スフェーンの輝きは、本質である「チタン」が「高分散・高複屈折・高屈折率」という3つの固有特性を生み出し、それが表面の華やかさとなって現れる。
唯一の弱点?傷つきやすさを示す「低硬度」
これほど魅力的な輝きを持つスフェーンですが、ジュエリーとして扱う上で知っておくべき、一つの弱点があります。それが「硬度の低さ」です。
宝石の傷つきにくさを示すモース硬度において、スフェーンは「5~5.5」と、宝石の中ではかなり低い数値です。

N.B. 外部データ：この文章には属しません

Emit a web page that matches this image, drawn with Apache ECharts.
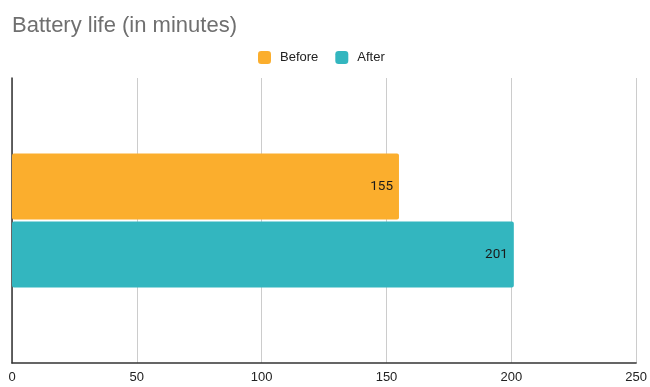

これは、日常生活の中に存在するホコリなどに含まれる石英(クォーツ)の硬度7よりも低いため、特に指輪などでは表面にスリ傷がつきやすいという性質があります。
モース硬度 | 代表的な宝石 | 傷つきやすさ |
---|---|---|
10 | ダイヤモンド | 最高硬度 |
9 | コランダム(ルビー、サファイア) | 非常に硬い |
7 | クォーツ(水晶、アメシスト) | 日常使いの目安 |
5~5.5 | スフェーン | 傷がつきやすい |
スフェーンのモース硬度は5~5.5と低く、傷がつきやすい。このデリケートさが唯一の弱点と言える。
特性を活かしたジュエリー選びと楽しみ方
硬度が低いという特性を考えると、スフェーンを長く美しく楽しむためには、ジュエリーの選び方に少し工夫が必要です。
物にぶつけやすいリング(指輪)は、どうしても傷のリスクが高まります。そのため、スフェーンの輝きを安全に楽しむには、衝撃を受けにくいペンダント・トップやピアス、イアリングが最もおすすめです。

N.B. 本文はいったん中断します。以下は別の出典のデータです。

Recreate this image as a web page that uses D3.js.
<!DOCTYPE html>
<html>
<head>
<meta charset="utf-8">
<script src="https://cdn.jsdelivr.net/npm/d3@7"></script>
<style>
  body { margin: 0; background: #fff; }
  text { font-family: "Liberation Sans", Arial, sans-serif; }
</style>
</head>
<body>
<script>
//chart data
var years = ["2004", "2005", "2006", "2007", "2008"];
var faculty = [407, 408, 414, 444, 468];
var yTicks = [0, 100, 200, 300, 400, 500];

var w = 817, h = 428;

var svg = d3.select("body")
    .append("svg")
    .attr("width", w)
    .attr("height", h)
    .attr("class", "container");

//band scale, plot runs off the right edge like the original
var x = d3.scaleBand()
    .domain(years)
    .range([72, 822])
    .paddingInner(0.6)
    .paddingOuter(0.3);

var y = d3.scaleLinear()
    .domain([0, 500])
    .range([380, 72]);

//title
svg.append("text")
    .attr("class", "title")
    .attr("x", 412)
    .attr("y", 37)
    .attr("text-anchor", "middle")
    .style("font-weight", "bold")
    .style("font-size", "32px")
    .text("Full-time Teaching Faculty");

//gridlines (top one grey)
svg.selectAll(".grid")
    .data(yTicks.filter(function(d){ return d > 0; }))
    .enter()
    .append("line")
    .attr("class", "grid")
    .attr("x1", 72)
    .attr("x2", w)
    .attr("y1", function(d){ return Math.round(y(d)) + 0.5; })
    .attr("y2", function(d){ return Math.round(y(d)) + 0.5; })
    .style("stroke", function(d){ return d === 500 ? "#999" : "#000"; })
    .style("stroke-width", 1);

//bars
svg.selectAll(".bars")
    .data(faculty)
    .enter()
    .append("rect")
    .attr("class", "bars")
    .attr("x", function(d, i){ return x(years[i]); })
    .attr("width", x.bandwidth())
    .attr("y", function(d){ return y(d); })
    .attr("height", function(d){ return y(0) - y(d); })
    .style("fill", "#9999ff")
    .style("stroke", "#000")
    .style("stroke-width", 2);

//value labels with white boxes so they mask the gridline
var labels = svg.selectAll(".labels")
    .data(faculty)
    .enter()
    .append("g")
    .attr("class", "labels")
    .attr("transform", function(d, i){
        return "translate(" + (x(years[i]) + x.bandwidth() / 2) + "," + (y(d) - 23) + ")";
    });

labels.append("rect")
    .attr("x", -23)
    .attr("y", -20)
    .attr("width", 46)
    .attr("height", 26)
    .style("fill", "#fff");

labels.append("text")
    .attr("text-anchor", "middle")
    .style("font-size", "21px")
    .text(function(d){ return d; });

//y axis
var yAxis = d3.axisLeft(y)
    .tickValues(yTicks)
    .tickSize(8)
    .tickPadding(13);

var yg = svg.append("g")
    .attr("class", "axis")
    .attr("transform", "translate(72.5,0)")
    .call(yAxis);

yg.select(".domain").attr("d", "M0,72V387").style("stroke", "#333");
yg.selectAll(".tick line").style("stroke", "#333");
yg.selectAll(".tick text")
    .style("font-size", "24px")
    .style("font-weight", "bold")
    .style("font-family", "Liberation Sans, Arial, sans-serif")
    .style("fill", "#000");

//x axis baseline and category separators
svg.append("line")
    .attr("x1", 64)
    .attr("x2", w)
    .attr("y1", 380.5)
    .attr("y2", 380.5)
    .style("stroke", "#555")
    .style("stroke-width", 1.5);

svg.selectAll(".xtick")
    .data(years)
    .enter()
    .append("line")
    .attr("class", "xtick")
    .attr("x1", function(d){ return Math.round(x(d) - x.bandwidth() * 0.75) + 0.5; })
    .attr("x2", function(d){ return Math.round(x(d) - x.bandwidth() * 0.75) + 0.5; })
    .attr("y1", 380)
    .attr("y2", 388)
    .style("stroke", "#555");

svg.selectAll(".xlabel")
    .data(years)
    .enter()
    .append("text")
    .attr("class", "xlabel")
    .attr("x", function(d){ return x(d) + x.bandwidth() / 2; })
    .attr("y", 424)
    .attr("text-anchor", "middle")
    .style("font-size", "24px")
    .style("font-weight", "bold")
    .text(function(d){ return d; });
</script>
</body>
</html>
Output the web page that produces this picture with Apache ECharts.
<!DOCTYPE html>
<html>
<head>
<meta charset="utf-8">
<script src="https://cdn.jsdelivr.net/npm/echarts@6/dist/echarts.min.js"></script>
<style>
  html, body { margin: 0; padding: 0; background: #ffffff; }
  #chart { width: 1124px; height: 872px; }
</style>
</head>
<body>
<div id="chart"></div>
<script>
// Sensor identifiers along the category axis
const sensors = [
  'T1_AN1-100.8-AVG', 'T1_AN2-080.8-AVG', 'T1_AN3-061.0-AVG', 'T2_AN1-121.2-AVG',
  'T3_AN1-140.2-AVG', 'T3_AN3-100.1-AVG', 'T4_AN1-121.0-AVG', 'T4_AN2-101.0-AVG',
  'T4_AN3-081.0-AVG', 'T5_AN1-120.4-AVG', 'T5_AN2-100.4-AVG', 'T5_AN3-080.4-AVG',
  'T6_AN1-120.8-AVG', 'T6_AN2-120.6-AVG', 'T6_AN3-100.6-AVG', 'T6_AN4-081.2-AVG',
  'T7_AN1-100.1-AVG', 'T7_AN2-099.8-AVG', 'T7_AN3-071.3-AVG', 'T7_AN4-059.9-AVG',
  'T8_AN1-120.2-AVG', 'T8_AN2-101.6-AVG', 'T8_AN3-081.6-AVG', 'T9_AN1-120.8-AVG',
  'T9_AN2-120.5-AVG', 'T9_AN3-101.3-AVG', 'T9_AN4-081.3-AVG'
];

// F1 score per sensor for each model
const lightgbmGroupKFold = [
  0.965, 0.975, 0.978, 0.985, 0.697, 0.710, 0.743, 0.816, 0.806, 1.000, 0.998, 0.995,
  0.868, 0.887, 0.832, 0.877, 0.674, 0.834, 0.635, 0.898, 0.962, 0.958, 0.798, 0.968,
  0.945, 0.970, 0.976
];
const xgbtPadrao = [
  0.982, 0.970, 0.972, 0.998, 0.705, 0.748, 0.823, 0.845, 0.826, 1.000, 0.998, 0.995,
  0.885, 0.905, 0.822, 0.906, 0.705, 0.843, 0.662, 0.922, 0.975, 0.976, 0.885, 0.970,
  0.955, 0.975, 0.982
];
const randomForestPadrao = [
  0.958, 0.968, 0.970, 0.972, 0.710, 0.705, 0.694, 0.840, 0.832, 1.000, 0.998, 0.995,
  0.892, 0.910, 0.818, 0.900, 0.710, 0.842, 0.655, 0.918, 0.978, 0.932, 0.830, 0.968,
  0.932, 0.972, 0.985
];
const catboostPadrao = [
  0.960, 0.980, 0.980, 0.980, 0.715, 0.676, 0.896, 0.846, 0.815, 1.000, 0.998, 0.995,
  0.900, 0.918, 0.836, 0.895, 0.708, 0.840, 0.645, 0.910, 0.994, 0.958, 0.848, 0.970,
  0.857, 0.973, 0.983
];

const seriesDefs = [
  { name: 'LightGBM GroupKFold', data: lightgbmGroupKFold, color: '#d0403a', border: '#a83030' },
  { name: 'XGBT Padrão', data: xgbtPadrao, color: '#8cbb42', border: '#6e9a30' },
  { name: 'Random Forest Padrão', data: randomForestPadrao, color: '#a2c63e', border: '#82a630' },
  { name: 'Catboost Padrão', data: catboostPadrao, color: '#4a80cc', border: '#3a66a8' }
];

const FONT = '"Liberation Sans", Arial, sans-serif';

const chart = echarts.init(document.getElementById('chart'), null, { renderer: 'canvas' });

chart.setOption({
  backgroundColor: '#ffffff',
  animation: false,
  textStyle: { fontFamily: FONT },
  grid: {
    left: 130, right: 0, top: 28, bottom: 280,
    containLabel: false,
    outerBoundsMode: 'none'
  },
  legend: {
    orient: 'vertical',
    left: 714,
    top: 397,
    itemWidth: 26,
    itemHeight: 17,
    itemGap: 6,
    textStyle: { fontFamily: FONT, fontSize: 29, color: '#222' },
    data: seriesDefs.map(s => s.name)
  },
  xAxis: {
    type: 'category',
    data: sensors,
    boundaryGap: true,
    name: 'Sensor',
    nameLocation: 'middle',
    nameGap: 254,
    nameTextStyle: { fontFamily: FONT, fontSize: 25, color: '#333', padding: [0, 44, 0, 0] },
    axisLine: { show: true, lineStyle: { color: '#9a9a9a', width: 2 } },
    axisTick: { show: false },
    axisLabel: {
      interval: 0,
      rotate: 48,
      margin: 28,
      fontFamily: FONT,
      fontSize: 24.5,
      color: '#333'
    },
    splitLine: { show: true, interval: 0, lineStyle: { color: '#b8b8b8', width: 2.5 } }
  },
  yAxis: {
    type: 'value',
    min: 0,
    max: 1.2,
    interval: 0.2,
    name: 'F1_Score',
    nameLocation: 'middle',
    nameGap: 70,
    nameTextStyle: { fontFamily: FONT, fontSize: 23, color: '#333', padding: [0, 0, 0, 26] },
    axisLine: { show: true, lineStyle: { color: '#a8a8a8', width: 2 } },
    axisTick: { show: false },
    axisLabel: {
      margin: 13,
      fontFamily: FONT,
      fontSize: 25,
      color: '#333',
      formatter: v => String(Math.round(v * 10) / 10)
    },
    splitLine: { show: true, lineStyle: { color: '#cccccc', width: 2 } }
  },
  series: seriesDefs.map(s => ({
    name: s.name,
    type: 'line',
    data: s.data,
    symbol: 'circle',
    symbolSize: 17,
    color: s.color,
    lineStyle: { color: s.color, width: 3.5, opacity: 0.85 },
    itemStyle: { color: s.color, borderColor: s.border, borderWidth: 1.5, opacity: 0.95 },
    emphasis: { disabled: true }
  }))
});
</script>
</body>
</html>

もしリングとして身に着けたい場合は、宝石の周りを地金でしっかりと囲む「覆輪留め(フクリンどめ)」のような、石を保護するデザインを選ぶと良いでしょう。デリケートな宝石だからこそ、その特性を理解し、大切に扱うことで愛着も一層深まります。
低硬度のスフェーンは、衝撃の少ないペンダントやピアスが最適。リングにする場合は、石を保護するデザインを選ぶのが賢い選択。
まとめ
スフェーンは、その組成に「チタン」を含むがゆえに、ダイヤモンドにも負けない「ファイア」、はっきりと分かる「ダブリング」、そして力強い「テリ」という、他の宝石にはない圧倒的な輝きを持つ、非常に個性的な宝石です。
その一方で、硬度が低くデリケートであるという側面も併せ持っています。この強烈な長所と短所を理解することこそが、スフェーンという宝石の真の魅力を知る鍵となります。その唯一無二の輝きと、少し儚げな性質を愛でることのできる、まさに大人のための宝石と言えるでしょう。
- スフェーンの輝きは、本質である「チタン」元素に由来する。
- 「高分散」「高複屈折」「高屈折率」の3つの特性が、圧倒的な華やかさを生む。
- モース硬度が5~5.5と低く傷つきやすいのが唯一の弱点。
- ペンダントやピアスなど、衝撃の少ないジュエリーとして楽しむのがおすすめ。